Monsieur Mohand-Paul s’est engagé sur la voie facile du dénigrement et de la disqualification automatique de ceux qu’il considère comme ses adversaires. C’est sa manière à lui de se discréditer définitivement pour l’avenir. Pour ma part, la simple lecture des articles de celui-ci, me donnent l’impression d’une personne, animée par des motifs personnels et politiques, qui aurait une fâcheuse tendance à s’abandonner à la diffamation et au mépris. Mauvaises habitudes qui réduisent à zéro sa crédibilité (sauf auprès de celles et ceux qui partageraient ses opinions). Mais aussi, il tient sans s’en rendre compte une posture dépassée : depuis l’action efficace de Jean-Luc Einaudi, sans compter le travail de la génération de chercheurs qui lui a succédé, tout le pan des responsabilités françaises a été dévoilé et examiné. Ce débat en fait appartient déjà au passé et la bataille politique afférente est gagnée.
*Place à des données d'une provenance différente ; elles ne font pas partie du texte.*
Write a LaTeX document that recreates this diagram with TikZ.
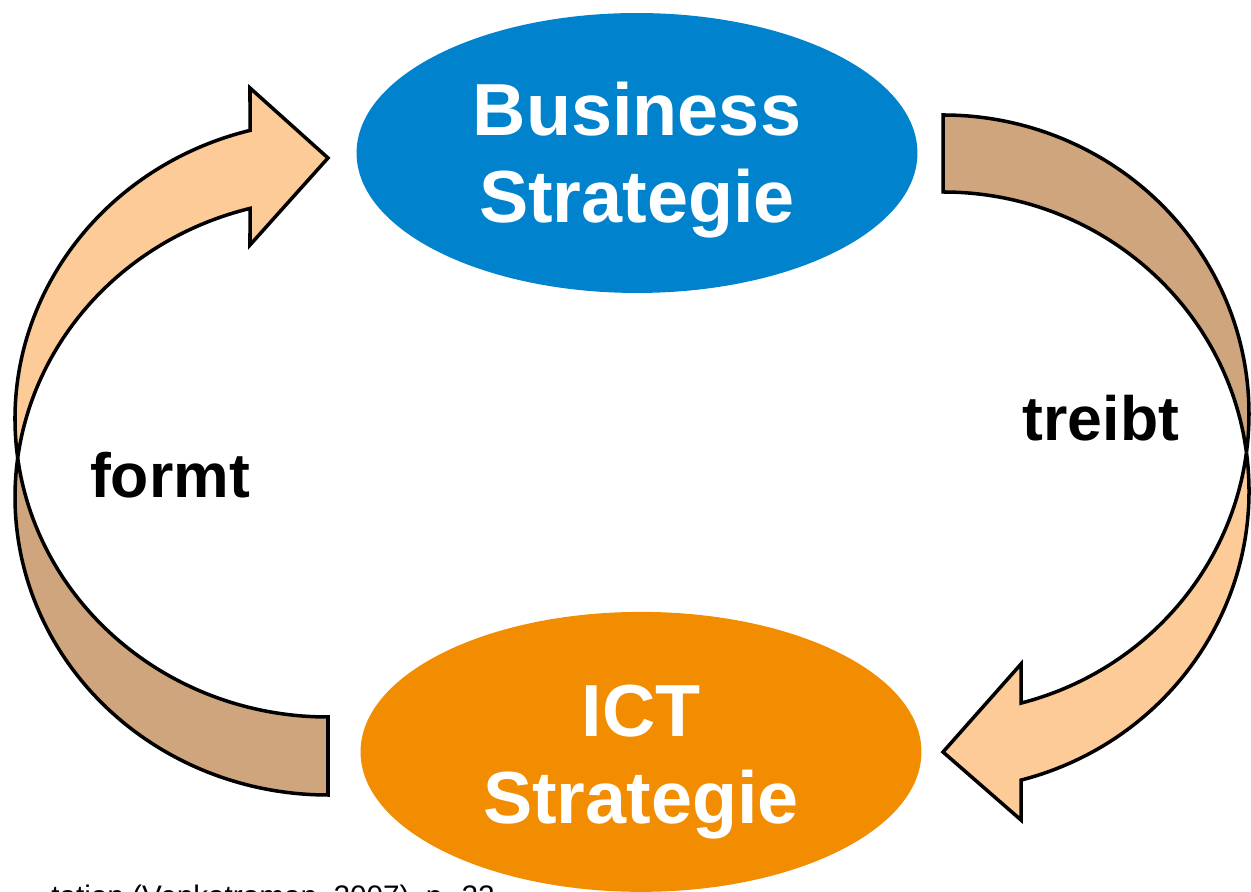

Nous entrons désormais dans une phase nouvelle, de rééquilibrage historiographique (qu’il faudra dissocier de toute instrumentalisation partisane, les statistiques minimalistes de Bernard Lugan quant au nombre des victimes de la répression du 17 octobre 1961 étant par exemple inacceptables), que la prochaine génération d’historiens pourra exploiter en s’appuyant sur les études des « deux camps » et des rares historiens qui s’efforcent à l’objectivité, à l’instar de Guy Pervillé. Les citoyens (et pas uniquement ceux qui sont actuellement dans la rue) s’interrogeront inévitablement sur ces questions. Ce que l’on appelle rapidement et avec simplification les élites et leurs protégés (dont bon nombre de ces historiens) ont façonné une idéologie centrée sur les questions sociétales, négligente des questions sociales, qui repose en partie sur la fabrication d’un prolétariat de substitution (l’immigré), c’est cette vision étroite du monde qui appauvrit tout le débat historiographique sur les thèmes touchant aux relations inter-communautaires.
Les historiens et les groupes mémoriels, dotés d’une forte capacité à mobiliser, qui véhiculent consciemment ou non cette idéologie (dont il serait d’ailleurs intéressant de se pencher sur la sociologie, ressemblant à l’ethno-class du sociologue Milton M. Gordon), monopolisent le débat et tant qu’ils continueront sur cette voie, ils ne franchiront jamais le chemin creux d’Ohain. Pris entre les « carrés » d’historiens, les « cratères » des faits historiques et la marée d’uniformes jaunes qui marche sur Plancenoit. Une vision unilatérale et partisane du drame du 17 octobre 1961 s’annonce ainsi comme le glas de la repentance, son Waterloo.